DATASET SECTION

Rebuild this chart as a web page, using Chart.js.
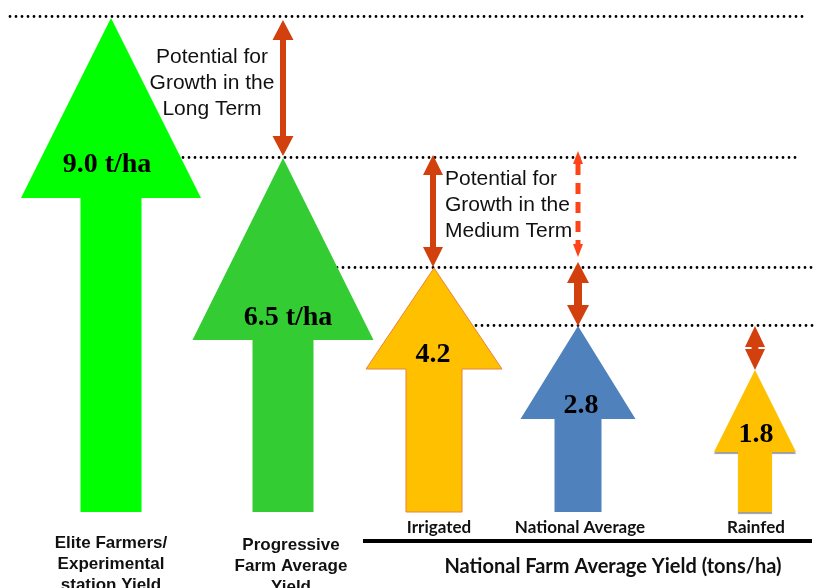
<!DOCTYPE html>
<html>
<head>
<meta charset="utf-8">
<script src="https://cdn.jsdelivr.net/npm/chart.js@4.4.1/dist/chart.umd.min.js"></script>
<style>
  html, body { margin: 0; padding: 0; background: #ffffff; }
  #wrap { width: 817px; height: 588px; position: relative; }
  canvas { display: block; }
</style>
</head>
<body>
<div id="wrap"><canvas id="c" width="817" height="588"></canvas></div>
<script>
// ---------------- DATA ----------------
const categories = [
  ['Elite Farmers/', 'Experimental', 'station Yield'],
  ['Progressive', 'Farm Average', 'Yield'],
  'Irrigated',
  'National Average',
  'Rainfed'
];
const yields = [9.0, 6.5, 4.2, 2.8, 1.8];              // t/ha
const yieldLabels = ['9.0 t/ha', '6.5 t/ha', '4.2', '2.8', '1.8'];
const groupTitle = 'National Farm Average Yield (tons/ha)';
const longTermText = ['Potential for', 'Growth in the', 'Long Term'];
const mediumTermText = ['Potential for', 'Growth in the', 'Medium Term'];

// ---------------- SCALE LAYOUT (the infographic is not drawn to scale) ----------------
const scaleLayout = {
  xSpacing: [172, 151, 144, 177],                 // relative gaps between category centres
  yStops:   [0, 1.8, 2.8, 4.2, 6.5, 9.0],          // values
  yDrawn:   [0, 0.2874, 0.3765, 0.4939, 0.7166, 1] // drawn fraction of the axis height
};

class WeightedCategoryScale extends Chart.CategoryScale {
  static id = 'weightedCategory';
  static defaults = Chart.CategoryScale.defaults;
  getPixelForValue(value) {
    if (typeof value !== 'number') value = this.parse(value);
    if (value === null || isNaN(value)) return NaN;
    const w = scaleLayout.xSpacing;
    const total = w.reduce((a, b) => a + b, 0);
    const i = Math.floor(value);
    let acc = 0;
    for (let k = 0; k < i && k < w.length; k++) acc += w[k];
    const frac = value - i;
    if (frac && i < w.length) acc += frac * w[i];
    return this.getPixelForDecimal(acc / total);
  }
}
class PiecewiseScale extends Chart.LinearScale {
  static id = 'piecewise';
  static defaults = Chart.LinearScale.defaults;
  getPixelForValue(value) {
    if (value === null || isNaN(value)) return NaN;
    const st = scaleLayout.yStops, dr = scaleLayout.yDrawn;
    let f;
    if (value <= st[0]) f = dr[0];
    else if (value >= st[st.length - 1]) f = dr[dr.length - 1];
    else {
      for (let i = 1; i < st.length; i++) {
        if (value <= st[i]) {
          const t = (value - st[i - 1]) / (st[i] - st[i - 1]);
          f = dr[i - 1] + t * (dr[i] - dr[i - 1]);
          break;
        }
      }
    }
    return this.getPixelForDecimal(f);
  }
}
Chart.register(WeightedCategoryScale, PiecewiseScale);

// ---------------- DRAWING PLUGIN ----------------
function arrowPath(ctx, x, tip, base, s) {
  const hb = tip + s.headH;
  ctx.beginPath();
  ctx.moveTo(x, tip);
  ctx.lineTo(x + s.head / 2, hb);
  ctx.lineTo(x + s.shaft / 2, hb);
  ctx.lineTo(x + s.shaft / 2, base);
  ctx.lineTo(x - s.shaft / 2, base);
  ctx.lineTo(x - s.shaft / 2, hb);
  ctx.lineTo(x - s.head / 2, hb);
  ctx.closePath();
}
function doubleArrow(ctx, x, y1, y2, s) {
  ctx.fillStyle = s.color;
  if (s.dashed) {
    ctx.beginPath();
    ctx.moveTo(x, y1); ctx.lineTo(x + s.headW / 2, y1 + s.headH); ctx.lineTo(x - s.headW / 2, y1 + s.headH);
    ctx.closePath(); ctx.fill();
    ctx.beginPath();
    ctx.moveTo(x, y2); ctx.lineTo(x + s.headW / 2, y2 - s.headH); ctx.lineTo(x - s.headW / 2, y2 - s.headH);
    ctx.closePath(); ctx.fill();
    ctx.save();
    ctx.strokeStyle = s.color;
    ctx.lineWidth = s.shaft;
    ctx.setLineDash(s.dash);
    ctx.beginPath();
    ctx.moveTo(x, y1 + s.headH); ctx.lineTo(x, y2 - s.headH);
    ctx.stroke();
    ctx.restore();
    return;
  }
  ctx.beginPath();
  ctx.moveTo(x, y1);
  ctx.lineTo(x + s.headW / 2, y1 + s.headH);
  ctx.lineTo(x + s.shaft / 2, y1 + s.headH);
  ctx.lineTo(x + s.shaft / 2, y2 - s.headH);
  ctx.lineTo(x + s.headW / 2, y2 - s.headH);
  ctx.lineTo(x, y2);
  ctx.lineTo(x - s.headW / 2, y2 - s.headH);
  ctx.lineTo(x - s.shaft / 2, y2 - s.headH);
  ctx.lineTo(x - s.shaft / 2, y1 + s.headH);
  ctx.lineTo(x - s.headW / 2, y1 + s.headH);
  ctx.closePath();
  ctx.fill();
}

const infographicPlugin = {
  id: 'infographic',
  afterDatasetsDraw(chart, args, opts) {
    const ctx = chart.ctx;
    const meta = chart.getDatasetMeta(0);
    const yScale = chart.scales.y;
    const level = i => yScale.getPixelForValue(yields[i]);
    const cx = i => meta.data[i].x;

    // dotted reference lines at each yield level
    ctx.save();
    ctx.strokeStyle = '#000000';
    ctx.lineWidth = 2.8;
    ctx.lineCap = 'round';
    ctx.setLineDash([0, 6]);
    opts.levelLines.forEach(l => {
      const y = Math.round(level(l.level)) - 0.5 + (l.dy || 0);
      const xs = l.level === 0 ? l.startX : cx(l.level - 1);
      ctx.beginPath();
      ctx.moveTo(xs, y); ctx.lineTo(l.endX, y);
      ctx.stroke();
    });
    ctx.restore();

    // big arrows
    meta.data.forEach((bar, i) => {
      const s = opts.arrows[i];
      ctx.save();
      if (s.shadow) {
        ctx.shadowColor = 'rgba(0,0,0,0.38)';
        ctx.shadowOffsetY = 2;
        ctx.shadowOffsetX = 0;
        ctx.shadowBlur = 1;
      }
      arrowPath(ctx, bar.x, bar.y, bar.base, s);
      ctx.fillStyle = s.color;
      ctx.fill();
      ctx.restore();
      if (s.stroke) {
        ctx.save();
        arrowPath(ctx, bar.x, bar.y, bar.base, s);
        ctx.strokeStyle = s.stroke;
        ctx.lineWidth = 1;
        ctx.stroke();
        ctx.restore();
      }
      // value label
      ctx.save();
      ctx.fillStyle = '#000000';
      ctx.font = 'bold 28px "Liberation Serif", "Times New Roman", serif';
      ctx.textAlign = 'center';
      ctx.textBaseline = 'alphabetic';
      ctx.fillText(yieldLabels[i], bar.x + s.labelDx, bar.y + s.headH + s.labelDy);
      ctx.restore();
    });

    // growth-potential arrows between levels
    opts.growth.forEach(g => {
      const x = cx(g.cat) + (g.dx || 0);
      const y1 = level(g.from) + g.dyTop;
      const y2 = level(g.to) + g.dyBot;
      doubleArrow(ctx, x, y1, y2, g);
    });

    // annotation texts
    ctx.save();
    ctx.fillStyle = '#111111';
    ctx.font = '21px "Liberation Sans", Arial, sans-serif';
    ctx.textBaseline = 'alphabetic';
    ctx.textAlign = 'center';
    longTermText.forEach((t, k) => ctx.fillText(t, cx(1) - 71, level(0) + 45 + k * 26));
    ctx.textAlign = 'left';
    mediumTermText.forEach((t, k) => ctx.fillText(t, cx(2) + 11, level(1) + 27 + k * 26));
    ctx.restore();

    // category labels
    const base = meta.data[0].base;
    ctx.save();
    ctx.fillStyle = '#111111';
    ctx.textAlign = 'center';
    ctx.textBaseline = 'alphabetic';
    categories.forEach((c, i) => {
      const L = opts.catLabels[i];
      ctx.font = L.font;
      const lines = Array.isArray(c) ? c : [c];
      lines.forEach((t, k) => ctx.fillText(t, cx(i) + L.dx, base + L.dy + k * 21));
    });
    // group line & title
    ctx.fillStyle = '#000000';
    ctx.fillRect(363, base + 27, 449, 4);
    ctx.fillStyle = '#111111';
    ctx.font = 'bold 20px Lato, "Open Sans", sans-serif';
    ctx.fillText(groupTitle, 613, base + 61);
    ctx.restore();
  }
};

// ---------------- CHART ----------------
new Chart(document.getElementById('c'), {
  type: 'bar',
  data: {
    labels: categories,
    datasets: [{
      label: 'Yield (t/ha)',
      data: yields,
      backgroundColor: 'rgba(0,0,0,0)',
      borderWidth: 0
    }]
  },
  options: {
    responsive: false,
    animation: false,
    events: [],
    layout: { padding: { left: 111, right: 62, top: 18, bottom: 76 } },
    scales: {
      x: { type: 'weightedCategory', offset: false, display: false },
      y: { type: 'piecewise', min: 0, max: 9, display: false }
    },
    plugins: {
      legend: { display: false },
      tooltip: { enabled: false },
      infographic: {
        levelLines: [
          { level: 0, startX: 10, endX: 808, dy: -1 },
          { level: 1, endX: 800 },
          { level: 2, endX: 815 },
          { level: 3, endX: 815 }
        ],
        arrows: [
          { color: '#00FF00', head: 180, shaft: 61, headH: 180, labelDx: -4, labelDy: -26 },
          { color: '#33CC33', head: 181, shaft: 61, headH: 182, labelDx: 5, labelDy: -15 },
          { color: '#FFC000', head: 136, shaft: 56, headH: 101, labelDx: -1, labelDy: -7, stroke: '#E8823C' },
          { color: '#4F81BD', head: 115, shaft: 47, headH: 93, labelDx: 3, labelDy: -6 },
          { color: '#FFC000', head: 82, shaft: 34, headH: 82, labelDx: 1, labelDy: -10, shadow: true }
        ],
        growth: [
          { cat: 1, from: 0, to: 1, dyTop: 2, dyBot: -2, shaft: 6, headW: 21, headH: 20, color: '#D2400E' },
          { cat: 2, from: 1, to: 2, dyTop: -3, dyBot: -1, dx: -1, shaft: 6, headW: 20, headH: 20, color: '#D2400E' },
          { cat: 3, from: 1, to: 2, dyTop: -7, dyBot: -11, shaft: 5, headW: 10, headH: 13, color: '#FF4318', dashed: true, dash: [11, 8] },
          { cat: 3, from: 2, to: 3, dyTop: -6, dyBot: 0, shaft: 8, headW: 22, headH: 21, color: '#D2400E' },
          { cat: 4, from: 3, to: 4, dyTop: 0, dyBot: 0, shaft: 7, headW: 20, headH: 21, color: '#D2400E' }
        ],
        catLabels: [
          { font: 'bold 17px "Liberation Sans", Arial, sans-serif', dx: 0, dy: 36 },
          { font: 'bold 17px "Liberation Sans", Arial, sans-serif', dx: 8, dy: 38 },
          { font: 'bold 17px Lato, sans-serif', dx: 5, dy: 21 },
          { font: 'bold 17px Lato, sans-serif', dx: 2, dy: 21 },
          { font: 'bold 17px Lato, sans-serif', dx: 1, dy: 21 }
        ]
      }
    }
  },
  plugins: [infographicPlugin]
});
</script>
</body>
</html>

TO DO
The lines from the top of the data above through the one holding "const mediumTermText = ['Potential" are to be repeated exactly, and only those, with no pictures.

EXERCISE OUTPUT
Rebuild this chart as a web page, using Chart.js.
<!DOCTYPE html>
<html>
<head>
<meta charset="utf-8">
<script src="https://cdn.jsdelivr.net/npm/chart.js@4.4.1/dist/chart.umd.min.js"></script>
<style>
  html, body { margin: 0; padding: 0; background: #ffffff; }
  #wrap { width: 817px; height: 588px; position: relative; }
  canvas { display: block; }
</style>
</head>
<body>
<div id="wrap"><canvas id="c" width="817" height="588"></canvas></div>
<script>
// ---------------- DATA ----------------
const categories = [
  ['Elite Farmers/', 'Experimental', 'station Yield'],
  ['Progressive', 'Farm Average', 'Yield'],
  'Irrigated',
  'National Average',
  'Rainfed'
];
const yields = [9.0, 6.5, 4.2, 2.8, 1.8];              // t/ha
const yieldLabels = ['9.0 t/ha', '6.5 t/ha', '4.2', '2.8', '1.8'];
const groupTitle = 'National Farm Average Yield (tons/ha)';
const longTermText = ['Potential for', 'Growth in the', 'Long Term'];
const mediumTermText = ['Potential for', 'Growth in the', 'Medium Term'];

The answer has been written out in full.